Follow a coding style guide
Adopting a coding style guide helps ensure consistency in code writing within a team.
These guides outline rules and best practices that all developers should follow to reduce errors and make maintenance easier.
Clear and consistently enforced rules help prevent poor programming practices that could lead to bugs that are difficult to identify and fix.
Conduct peer code reviews
Code reviews are an essential process for identifying potential errors before they are incorporated into the project.
They allow you to:
- Detect security issues and bugs before they are introduced into the source code.
- Improve code quality by drawing on the expertise of other developers.
- Ensure a better understanding of the code within the team.
Perform rigorous unit tests
Unit tests are an effective way to reduce the number of bugs that make it into production.
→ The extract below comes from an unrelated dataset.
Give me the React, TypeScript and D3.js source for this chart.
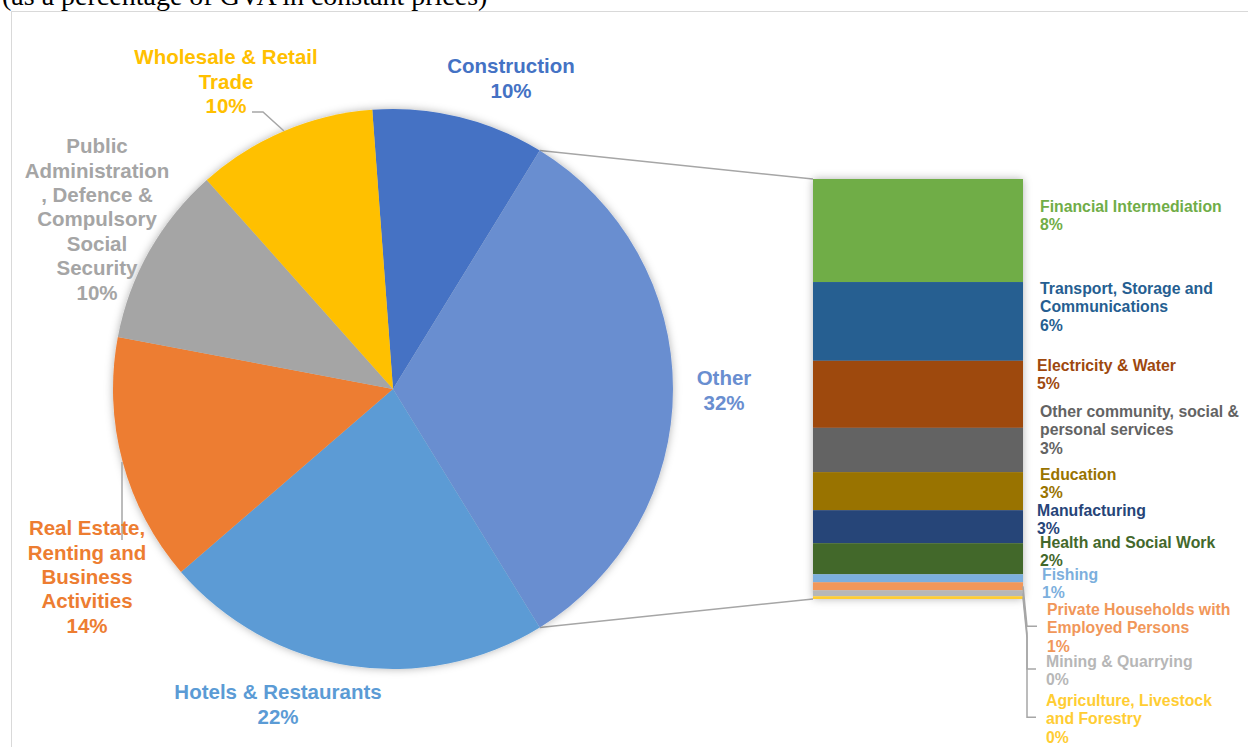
import React from "react";
import * as d3 from "d3";

// ---------- DATA ----------
const pieCategories = [
  "Construction",
  "Other",
  "Hotels & Restaurants",
  "Real Estate, Renting and Business Activities",
  "Public Administration, Defence & Compulsory Social Security",
  "Wholesale & Retail Trade",
];
// value of "Other" is the sum of barValues
const pieValuesMain = [9.96, null, 22.45, 14.3, 10.45, 10.4];
const pieColors = ["#4472C4", "#698ED0", "#5B9BD5", "#ED7D31", "#A5A5A5", "#FFC000"];
const pieLabelLines = [
  ["Construction"],
  ["Other"],
  ["Hotels & Restaurants"],
  ["Real Estate,", "Renting and", "Business", "Activities"],
  ["Public", "Administration", ", Defence &", "Compulsory", "Social", "Security"],
  ["Wholesale & Retail", "Trade"],
];

const barCategories = [
  "Financial Intermediation",
  "Transport, Storage and Communications",
  "Electricity & Water",
  "Other community, social & personal services",
  "Education",
  "Manufacturing",
  "Health and Social Work",
  "Fishing",
  "Private Households with Employed Persons",
  "Mining & Quarrying",
  "Agriculture, Livestock and Forestry",
];
const barValues = [7.96, 6.08, 5.18, 3.42, 2.94, 2.55, 2.4, 0.62, 0.62, 0.46, 0.21];
const barColors = [
  "#70AD47", "#255E91", "#9E480E", "#636363", "#997300", "#264478",
  "#43682B", "#7CAFDD", "#F1975A", "#B7B7B7", "#FFCD33",
];
const barLabelLines = [
  ["Financial Intermediation"],
  ["Transport, Storage and", "Communications"],
  ["Electricity & Water"],
  ["Other community, social &", "personal services"],
  ["Education"],
  ["Manufacturing"],
  ["Health and Social Work"],
  ["Fishing"],
  ["Private Households with", "Employed Persons"],
  ["Mining & Quarrying"],
  ["Agriculture, Livestock", "and Forestry"],
];

const titleText = "(as a percentage of GVA in constant prices)";

// ---------- LAYOUT ----------
const W = 1248;
const H = 747;
const cx = 393;
const cy = 389;
const R = 280;
const barX0 = 813;
const barX1 = 1023;
const barTop = 179;
const barBottom = 599;

// first-line centre of each pie label
const pieLabelPos: [number, number][] = [
  [511, 66],
  [724, 378],
  [278, 692],
  [87, 528],
  [97, 146],
  [226, 57],
];
const pieLineH = 24.4;
const pieFont = 20.5;

const barLabelPos: [number, number][] = [
  [1040, 206],
  [1040, 288],
  [1037, 365],
  [1040, 411],
  [1040, 474],
  [1037, 510],
  [1040, 542],
  [1042, 574],
  [1047, 609],
  [1046, 661],
  [1046, 700],
];
const barLineH = 18.6;
const barFont = 15.8;

const FONT = "'Liberation Sans', Arial, Helvetica, sans-serif";
const leaderColor = "#A6A6A6";

export default function App() {
  const otherTotal = d3.sum(barValues);
  const pieValues = pieValuesMain.map((v) => (v == null ? otherTotal : v)) as number[];
  const total = d3.sum(pieValues);
  const otherIdx = 1;
  const before = d3.sum(pieValues.slice(0, otherIdx));
  const start = Math.PI / 2 - (before / total) * 2 * Math.PI - (otherTotal / total) * Math.PI;

  const arcs = d3
    .pie<number>()
    .sort(null)
    .value((d) => d)
    .startAngle(start)
    .endAngle(start + 2 * Math.PI)(pieValues);
  const arcGen = d3.arc<d3.PieArcDatum<number>>().innerRadius(0).outerRadius(R);

  const oArc = arcs[otherIdx];
  const p0: [number, number] = [cx + R * Math.sin(oArc.startAngle), cy - R * Math.cos(oArc.startAngle)];
  const p1: [number, number] = [cx + R * Math.sin(oArc.endAngle), cy - R * Math.cos(oArc.endAngle)];

  const yScale = d3.scaleLinear().domain([0, otherTotal]).range([barTop, barBottom]);
  const cum = d3.cumsum(barValues);
  const segs = barValues.map((v, i) => ({
    y0: yScale(cum[i] - v),
    y1: yScale(cum[i]),
    v,
  }));

  const pct = (v: number) => `${Math.round((v / total) * 100)}%`;

  // small-slice leader lines (Private households, Mining, Agriculture)
  const smallLeaders = [8, 9, 10].map((i) => {
    const mid = (segs[i].y0 + segs[i].y1) / 2;
    const ly = barLabelPos[i][1] + (barLineH * (barLabelLines[i].length - 1)) / 2 + 8;
    const tx = barLabelPos[i][0] - 10;
    return `M${barX1},${mid} L${barX1 + 4},${Math.max(mid + 40, 626)} L${barX1 + 4},${ly} L${tx},${ly}`;
  });

  return (
    <div style={{ position: "absolute", left: 0, top: 0 }}>
      <svg width={W} height={H} viewBox={`0 0 ${W} ${H}`} style={{ display: "block", background: "#fff" }}>
        <defs>
          <filter id="shadow" x="-10%" y="-10%" width="120%" height="120%">
            <feDropShadow dx="0" dy="0" stdDeviation="4" floodColor="#000" floodOpacity="0.3" />
          </filter>
        </defs>
        <text x={2} y={5} fontFamily="'Liberation Serif', 'Times New Roman', serif" fontSize={28} fill="#000">
          {titleText}
        </text>
        <rect x={11.5} y={11.5} width={W + 20} height={H + 20} fill="none" stroke="#D9D9D9" strokeWidth={1} />

        {/* connector lines */}
        <line x1={p0[0]} y1={p0[1]} x2={barX0} y2={barTop} stroke={leaderColor} strokeWidth={1.5} />
        <line x1={p1[0]} y1={p1[1]} x2={barX0} y2={barBottom} stroke={leaderColor} strokeWidth={1.5} />

        {/* pie */}
        <g transform={`translate(${cx},${cy})`} filter="url(#shadow)">
          {arcs.map((a, i) => (
            <path key={pieCategories[i]} d={arcGen(a) || ""} fill={pieColors[i]} />
          ))}
        </g>

        {/* bar */}
        <g filter="url(#shadow)">
          {segs.map((s, i) => (
            <rect key={barCategories[i]} x={barX0} y={s.y0} width={barX1 - barX0} height={Math.max(0, s.y1 - s.y0)} fill={barColors[i]} />
          ))}
        </g>

        {/* leaders */}
        <path d="M252,112 L263,112 L284,131" fill="none" stroke={leaderColor} strokeWidth={1.5} />
        <path d="M122,462 L122,540" fill="none" stroke={leaderColor} strokeWidth={1.5} />
        {smallLeaders.map((d, i) => (
          <path key={i} d={d} fill="none" stroke={leaderColor} strokeWidth={1.5} />
        ))}

        {/* pie labels */}
        {pieLabelLines.map((lines, i) => {
          const all = [...lines, pct(pieValues[i])];
          const [x, y] = pieLabelPos[i];
          return (
            <text key={i} fontFamily={FONT} fontWeight="bold" fontSize={pieFont} fill={pieColors[i]} textAnchor="middle">
              {all.map((t, j) => (
                <tspan key={j} x={x} y={y + j * pieLineH + pieFont * 0.35}>
                  {t}
                </tspan>
              ))}
            </text>
          );
        })}

        {/* bar labels */}
        {barLabelLines.map((lines, i) => {
          const all = [...lines, pct(barValues[i])];
          const [x, y] = barLabelPos[i];
          return (
            <text key={i} fontFamily={FONT} fontWeight="bold" fontSize={barFont} fill={barColors[i]} textAnchor="start">
              {all.map((t, j) => (
                <tspan key={j} x={x} y={y + j * barLineH + barFont * 0.35}>
                  {t}
                </tspan>
              ))}
            </text>
          );
        })}
      </svg>
    </div>
  );
}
They allow you to:
- Test each module individually, without any dependencies on the rest of the code.
- Verify the functionality of each feature individually.
- Quickly detect errors caused by code changes.
The best unit tests are written by developers who are closely involved with the project, because they know the code and its specific characteristics.
In addition,writing unit tests is an excellent way for new developers to learn how to understand existing code.
Opt for automated testing and monitoring
As your application evolves, the number of tests needed to ensure it works properly increases significantly.
This can quickly become time-consuming and resource-intensive, sometimes forcing teams to deprioritize testing in favor of other tasks.
Automating regression testing allows for faster and more frequent testing, early detection of regressions, and maximized test coverage without slowing down the development process.
Automate your regression tests with Mr Suricate
Simplify your non-regression testing and ensure an optimal user experience on your websites and mobile apps with Mr Suricate.
Take (back) control of your applications and detect bugs in real time by automating the reproduction of your user flows at regular intervals.
FAQ
What is a software regression in production?
This is the recurrence of a bug in a feature that was previously working, caused by a code change and discovered only after it went into production, so users were immediately affected by it.
What causes production setbacks?
Mainly untested or poorly tested changes, a lack of test automation, and accelerated integration and deployment cycles that leave little room for verification.
How can we prevent regressions in production?
By automating non-regression tests and integrating them into the CI/CD pipeline, we can verify with every release that the existing code still works. This is the most reliable way to deliver quickly without breaking anything.